1. You talk about other guys and he gets weird. Just weird.
2. No matter the time or the place—you two could have just bumped into each other at a bar at 7pm—at the drop of a hat, he will go home with you to smoke.
3. Every time he gets drunk he tells you he loves you and makes shit awkward.
4. You bump into each other at the train station—he’s going uptown, you’re going downtown. He hops on your train.
5. You are Drake and your guy friend is Amanda Bynes.
6. He buys you anything—that means a drink, a coffee, a single ride metro card. Anything.
7. When he takes out his wallet, he makes sure you notice the magnum condom (“for decorative purposes only”) peeping out.
8. He shows immense concern when, and only when, you develop a food allergy and as a result your face is temporarily disfigured.
9. He sends you videos of puppies saving cats.
10. When you tell him you’re too hung over to come over for brunch he’s all, “It’s cool, you can just have a mimosa and sit on my face.”
11. He pokes you. Which reminds me, what happened to Facebook poking? Can someone bring that back?
12. He starts chumming around with your family; thinks that’s a way in.
13. He makes fun of the way you dance (or so I like to think).
14. He sends you a dickpic.
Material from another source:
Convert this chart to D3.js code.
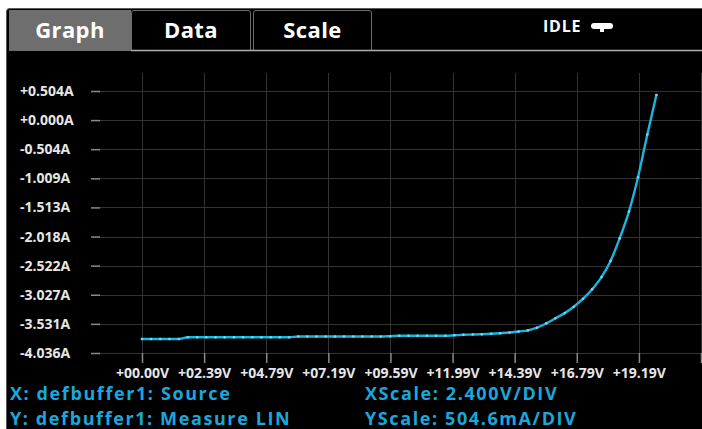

Yes, an admittedly less subtle approach, but a sign nonetheless.
15. He invites you to Sleep No More.
16. On G-chat, he’s always typing, then entering text, then typing, then entering goddamn text.
17. He tells you he hates you in makeup.
18. He’s asked what color your panties are more times than he’s asked what your plans are.
19. He gets up and leaves mid-conversation when your story starts, “So my boyfriend…”
20. You’re the only one left out of your group of friends that he hasn’t slept with.